** Begin PROVIDED MATERIAL **
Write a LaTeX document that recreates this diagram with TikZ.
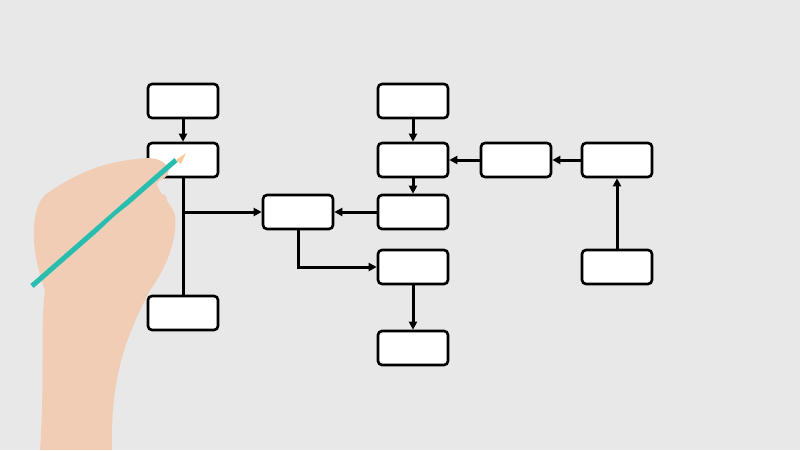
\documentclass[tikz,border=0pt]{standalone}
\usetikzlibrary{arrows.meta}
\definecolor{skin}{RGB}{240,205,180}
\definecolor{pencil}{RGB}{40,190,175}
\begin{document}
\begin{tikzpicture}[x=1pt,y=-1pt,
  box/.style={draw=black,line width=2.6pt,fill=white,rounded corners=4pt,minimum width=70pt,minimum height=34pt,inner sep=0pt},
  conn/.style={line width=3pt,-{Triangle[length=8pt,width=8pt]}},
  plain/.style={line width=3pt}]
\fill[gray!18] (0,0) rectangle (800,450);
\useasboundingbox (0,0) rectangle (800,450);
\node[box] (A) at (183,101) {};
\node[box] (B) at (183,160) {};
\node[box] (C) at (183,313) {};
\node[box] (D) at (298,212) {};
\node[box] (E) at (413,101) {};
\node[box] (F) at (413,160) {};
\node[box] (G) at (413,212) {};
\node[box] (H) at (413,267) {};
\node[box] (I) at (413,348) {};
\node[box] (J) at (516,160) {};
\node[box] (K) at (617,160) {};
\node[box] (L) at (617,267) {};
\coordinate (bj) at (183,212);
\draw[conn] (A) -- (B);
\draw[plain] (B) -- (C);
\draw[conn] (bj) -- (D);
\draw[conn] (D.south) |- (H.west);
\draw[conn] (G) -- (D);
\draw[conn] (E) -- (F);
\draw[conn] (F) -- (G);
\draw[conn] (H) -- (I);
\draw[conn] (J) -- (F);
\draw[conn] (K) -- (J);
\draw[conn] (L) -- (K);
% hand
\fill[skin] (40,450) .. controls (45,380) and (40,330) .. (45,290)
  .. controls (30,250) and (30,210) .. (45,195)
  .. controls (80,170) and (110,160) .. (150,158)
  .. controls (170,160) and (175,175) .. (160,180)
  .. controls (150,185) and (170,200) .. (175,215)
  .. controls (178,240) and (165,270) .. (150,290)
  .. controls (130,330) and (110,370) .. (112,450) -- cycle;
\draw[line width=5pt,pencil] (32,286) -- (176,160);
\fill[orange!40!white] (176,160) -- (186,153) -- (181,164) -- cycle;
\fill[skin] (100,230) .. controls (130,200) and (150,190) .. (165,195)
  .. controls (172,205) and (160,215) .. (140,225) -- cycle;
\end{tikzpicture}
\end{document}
** End PROVIDED MATERIAL **
Go through the listing above and quote it exactly, apart from its images.

__SOLUTION TO THE EXERCISE__.
Write a LaTeX document that recreates this diagram with TikZ.
\documentclass[tikz,border=0pt]{standalone}
\usetikzlibrary{arrows.meta}
\definecolor{skin}{RGB}{240,205,180}
\definecolor{pencil}{RGB}{40,190,175}
\begin{document}
\begin{tikzpicture}[x=1pt,y=-1pt,
  box/.style={draw=black,line width=2.6pt,fill=white,rounded corners=4pt,minimum width=70pt,minimum height=34pt,inner sep=0pt},
  conn/.style={line width=3pt,-{Triangle[length=8pt,width=8pt]}},
  plain/.style={line width=3pt}]
\fill[gray!18] (0,0) rectangle (800,450);
\useasboundingbox (0,0) rectangle (800,450);
\node[box] (A) at (183,101) {};
\node[box] (B) at (183,160) {};
\node[box] (C) at (183,313) {};
\node[box] (D) at (298,212) {};
\node[box] (E) at (413,101) {};
\node[box] (F) at (413,160) {};
\node[box] (G) at (413,212) {};
\node[box] (H) at (413,267) {};
\node[box] (I) at (413,348) {};
\node[box] (J) at (516,160) {};
\node[box] (K) at (617,160) {};
\node[box] (L) at (617,267) {};
\coordinate (bj) at (183,212);
\draw[conn] (A) -- (B);
\draw[plain] (B) -- (C);
\draw[conn] (bj) -- (D);
\draw[conn] (D.south) |- (H.west);
\draw[conn] (G) -- (D);
\draw[conn] (E) -- (F);
\draw[conn] (F) -- (G);
\draw[conn] (H) -- (I);
\draw[conn] (J) -- (F);
\draw[conn] (K) -- (J);
\draw[conn] (L) -- (K);
% hand
\fill[skin] (40,450) .. controls (45,380) and (40,330) .. (45,290)
  .. controls (30,250) and (30,210) .. (45,195)
  .. controls (80,170) and (110,160) .. (150,158)
  .. controls (170,160) and (175,175) .. (160,180)
  .. controls (150,185) and (170,200) .. (175,215)
  .. controls (178,240) and (165,270) .. (150,290)
  .. controls (130,330) and (110,370) .. (112,450) -- cycle;
\draw[line width=5pt,pencil] (32,286) -- (176,160);
\fill[orange!40!white] (176,160) -- (186,153) -- (181,164) -- cycle;
\fill[skin] (100,230) .. controls (130,200) and (150,190) .. (165,195)
  .. controls (172,205) and (160,215) .. (140,225) -- cycle;
\end{tikzpicture}
\end{document}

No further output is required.